Extract, in full, the lines below, beginning at the first and ending with the line that contains "bar(555, 12, 4.5, 393, '#c0504d');". Pictures do not belong in the copy.
· · · · ·
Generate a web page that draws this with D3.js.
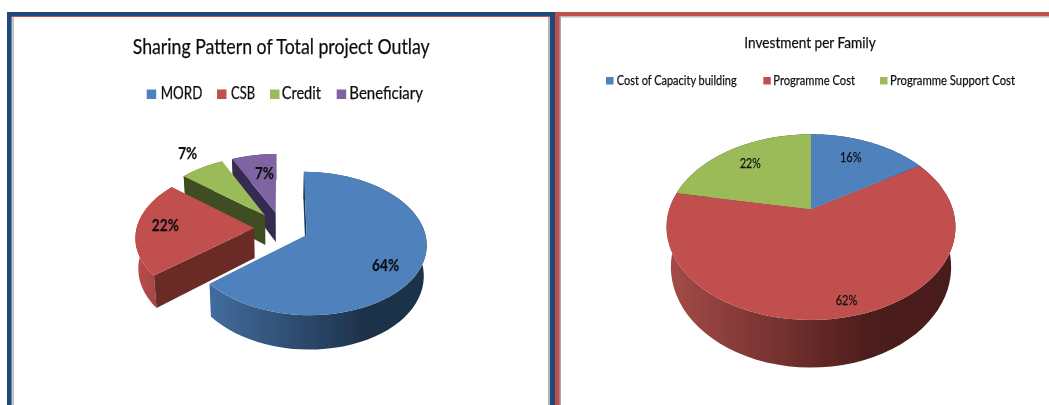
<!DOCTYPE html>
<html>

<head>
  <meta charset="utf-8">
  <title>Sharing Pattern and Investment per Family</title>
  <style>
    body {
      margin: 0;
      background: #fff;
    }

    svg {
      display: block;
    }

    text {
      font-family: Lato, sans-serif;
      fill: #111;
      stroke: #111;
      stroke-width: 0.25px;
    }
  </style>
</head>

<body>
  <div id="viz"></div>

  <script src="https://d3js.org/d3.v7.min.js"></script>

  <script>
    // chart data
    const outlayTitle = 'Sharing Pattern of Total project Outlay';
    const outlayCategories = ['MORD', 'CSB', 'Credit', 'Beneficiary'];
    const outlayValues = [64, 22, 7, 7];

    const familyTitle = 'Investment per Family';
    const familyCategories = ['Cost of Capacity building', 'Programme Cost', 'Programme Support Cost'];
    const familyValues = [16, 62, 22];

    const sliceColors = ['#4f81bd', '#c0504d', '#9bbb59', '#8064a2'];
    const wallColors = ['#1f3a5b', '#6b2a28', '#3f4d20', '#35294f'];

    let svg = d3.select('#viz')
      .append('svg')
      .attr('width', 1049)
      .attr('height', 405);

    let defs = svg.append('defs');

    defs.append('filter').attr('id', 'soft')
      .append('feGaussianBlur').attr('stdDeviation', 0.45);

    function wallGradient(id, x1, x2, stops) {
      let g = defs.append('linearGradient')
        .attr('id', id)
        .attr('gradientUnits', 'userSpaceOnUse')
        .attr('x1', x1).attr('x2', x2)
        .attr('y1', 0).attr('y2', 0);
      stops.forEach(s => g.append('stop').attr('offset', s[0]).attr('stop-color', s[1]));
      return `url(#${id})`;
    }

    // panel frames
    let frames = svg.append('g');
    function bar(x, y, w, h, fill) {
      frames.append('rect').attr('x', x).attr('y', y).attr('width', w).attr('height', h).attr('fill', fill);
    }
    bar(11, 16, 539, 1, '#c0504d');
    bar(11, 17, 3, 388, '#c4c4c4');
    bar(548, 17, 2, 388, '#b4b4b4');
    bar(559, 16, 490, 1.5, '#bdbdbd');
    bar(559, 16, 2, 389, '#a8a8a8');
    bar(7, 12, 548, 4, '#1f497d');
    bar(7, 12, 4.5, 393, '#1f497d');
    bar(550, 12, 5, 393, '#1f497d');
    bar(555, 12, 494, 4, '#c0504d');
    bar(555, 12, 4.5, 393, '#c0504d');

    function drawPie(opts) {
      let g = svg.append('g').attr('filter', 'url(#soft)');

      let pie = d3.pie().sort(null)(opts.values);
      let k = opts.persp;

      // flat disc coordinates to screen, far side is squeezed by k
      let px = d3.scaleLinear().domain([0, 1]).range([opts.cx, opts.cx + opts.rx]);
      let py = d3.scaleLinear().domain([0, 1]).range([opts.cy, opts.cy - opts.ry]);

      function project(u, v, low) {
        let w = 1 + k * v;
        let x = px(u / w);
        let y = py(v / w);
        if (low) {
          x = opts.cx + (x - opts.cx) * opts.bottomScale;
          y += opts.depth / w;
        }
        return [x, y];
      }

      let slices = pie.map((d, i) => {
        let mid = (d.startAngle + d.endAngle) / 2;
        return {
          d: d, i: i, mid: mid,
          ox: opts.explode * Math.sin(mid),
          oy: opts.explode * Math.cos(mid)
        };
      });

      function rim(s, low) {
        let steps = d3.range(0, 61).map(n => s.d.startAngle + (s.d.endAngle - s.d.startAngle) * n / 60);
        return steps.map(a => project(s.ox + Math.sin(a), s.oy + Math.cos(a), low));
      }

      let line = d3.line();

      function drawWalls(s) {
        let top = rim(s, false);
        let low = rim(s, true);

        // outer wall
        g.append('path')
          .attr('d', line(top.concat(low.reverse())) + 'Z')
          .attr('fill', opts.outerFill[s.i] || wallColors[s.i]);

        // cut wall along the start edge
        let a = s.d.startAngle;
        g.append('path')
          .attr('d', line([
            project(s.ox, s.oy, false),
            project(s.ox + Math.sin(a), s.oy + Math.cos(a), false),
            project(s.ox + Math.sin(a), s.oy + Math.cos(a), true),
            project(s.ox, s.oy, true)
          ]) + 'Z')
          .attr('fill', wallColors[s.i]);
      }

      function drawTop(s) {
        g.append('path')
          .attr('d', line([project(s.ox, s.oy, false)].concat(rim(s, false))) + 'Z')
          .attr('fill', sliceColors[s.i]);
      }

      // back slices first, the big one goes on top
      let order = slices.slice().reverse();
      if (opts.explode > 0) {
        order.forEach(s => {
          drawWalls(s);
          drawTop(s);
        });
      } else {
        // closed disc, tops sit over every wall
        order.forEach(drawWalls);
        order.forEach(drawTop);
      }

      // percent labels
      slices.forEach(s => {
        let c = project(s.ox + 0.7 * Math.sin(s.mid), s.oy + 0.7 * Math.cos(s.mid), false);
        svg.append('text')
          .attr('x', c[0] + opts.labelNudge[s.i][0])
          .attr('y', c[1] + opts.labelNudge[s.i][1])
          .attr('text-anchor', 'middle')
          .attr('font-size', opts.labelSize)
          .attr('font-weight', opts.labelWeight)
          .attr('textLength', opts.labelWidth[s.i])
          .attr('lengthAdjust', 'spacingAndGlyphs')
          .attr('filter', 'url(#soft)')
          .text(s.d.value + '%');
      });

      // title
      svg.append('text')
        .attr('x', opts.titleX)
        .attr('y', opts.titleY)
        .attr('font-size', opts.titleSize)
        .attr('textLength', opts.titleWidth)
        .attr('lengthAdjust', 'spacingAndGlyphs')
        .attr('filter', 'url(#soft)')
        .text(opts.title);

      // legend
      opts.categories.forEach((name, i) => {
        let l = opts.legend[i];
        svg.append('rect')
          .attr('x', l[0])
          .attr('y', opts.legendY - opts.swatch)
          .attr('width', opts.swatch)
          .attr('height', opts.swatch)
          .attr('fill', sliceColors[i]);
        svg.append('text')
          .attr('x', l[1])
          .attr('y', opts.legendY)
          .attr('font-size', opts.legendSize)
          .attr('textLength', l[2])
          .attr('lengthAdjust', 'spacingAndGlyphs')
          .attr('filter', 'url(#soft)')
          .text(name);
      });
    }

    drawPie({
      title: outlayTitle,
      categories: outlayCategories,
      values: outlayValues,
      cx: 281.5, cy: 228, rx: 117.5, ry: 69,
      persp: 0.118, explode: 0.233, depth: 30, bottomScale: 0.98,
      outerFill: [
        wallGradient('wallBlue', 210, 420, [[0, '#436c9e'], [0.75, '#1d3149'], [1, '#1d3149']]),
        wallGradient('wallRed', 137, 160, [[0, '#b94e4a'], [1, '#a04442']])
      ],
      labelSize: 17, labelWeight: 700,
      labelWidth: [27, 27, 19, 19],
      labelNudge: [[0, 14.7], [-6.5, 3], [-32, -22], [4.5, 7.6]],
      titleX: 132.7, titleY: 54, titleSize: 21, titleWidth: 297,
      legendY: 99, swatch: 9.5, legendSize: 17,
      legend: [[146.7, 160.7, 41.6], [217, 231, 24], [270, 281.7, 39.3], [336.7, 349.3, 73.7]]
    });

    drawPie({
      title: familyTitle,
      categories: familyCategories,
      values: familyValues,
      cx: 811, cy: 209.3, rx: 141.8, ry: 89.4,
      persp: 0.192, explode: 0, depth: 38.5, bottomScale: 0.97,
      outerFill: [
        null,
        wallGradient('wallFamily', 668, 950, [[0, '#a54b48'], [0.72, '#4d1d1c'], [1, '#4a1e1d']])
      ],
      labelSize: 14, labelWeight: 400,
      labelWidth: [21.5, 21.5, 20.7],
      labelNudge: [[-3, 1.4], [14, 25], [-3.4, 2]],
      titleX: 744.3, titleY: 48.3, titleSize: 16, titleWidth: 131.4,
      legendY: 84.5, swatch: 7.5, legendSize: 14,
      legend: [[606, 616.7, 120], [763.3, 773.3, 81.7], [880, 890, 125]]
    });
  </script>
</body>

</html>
· · · · ·
REPLY
Generate a web page that draws this with D3.js.
<!DOCTYPE html>
<html>

<head>
  <meta charset="utf-8">
  <title>Sharing Pattern and Investment per Family</title>
  <style>
    body {
      margin: 0;
      background: #fff;
    }

    svg {
      display: block;
    }

    text {
      font-family: Lato, sans-serif;
      fill: #111;
      stroke: #111;
      stroke-width: 0.25px;
    }
  </style>
</head>

<body>
  <div id="viz"></div>

  <script src="https://d3js.org/d3.v7.min.js"></script>

  <script>
    // chart data
    const outlayTitle = 'Sharing Pattern of Total project Outlay';
    const outlayCategories = ['MORD', 'CSB', 'Credit', 'Beneficiary'];
    const outlayValues = [64, 22, 7, 7];

    const familyTitle = 'Investment per Family';
    const familyCategories = ['Cost of Capacity building', 'Programme Cost', 'Programme Support Cost'];
    const familyValues = [16, 62, 22];

    const sliceColors = ['#4f81bd', '#c0504d', '#9bbb59', '#8064a2'];
    const wallColors = ['#1f3a5b', '#6b2a28', '#3f4d20', '#35294f'];

    let svg = d3.select('#viz')
      .append('svg')
      .attr('width', 1049)
      .attr('height', 405);

    let defs = svg.append('defs');

    defs.append('filter').attr('id', 'soft')
      .append('feGaussianBlur').attr('stdDeviation', 0.45);

    function wallGradient(id, x1, x2, stops) {
      let g = defs.append('linearGradient')
        .attr('id', id)
        .attr('gradientUnits', 'userSpaceOnUse')
        .attr('x1', x1).attr('x2', x2)
        .attr('y1', 0).attr('y2', 0);
      stops.forEach(s => g.append('stop').attr('offset', s[0]).attr('stop-color', s[1]));
      return `url(#${id})`;
    }

    // panel frames
    let frames = svg.append('g');
    function bar(x, y, w, h, fill) {
      frames.append('rect').attr('x', x).attr('y', y).attr('width', w).attr('height', h).attr('fill', fill);
    }
    bar(11, 16, 539, 1, '#c0504d');
    bar(11, 17, 3, 388, '#c4c4c4');
    bar(548, 17, 2, 388, '#b4b4b4');
    bar(559, 16, 490, 1.5, '#bdbdbd');
    bar(559, 16, 2, 389, '#a8a8a8');
    bar(7, 12, 548, 4, '#1f497d');
    bar(7, 12, 4.5, 393, '#1f497d');
    bar(550, 12, 5, 393, '#1f497d');
    bar(555, 12, 494, 4, '#c0504d');
    bar(555, 12, 4.5, 393, '#c0504d');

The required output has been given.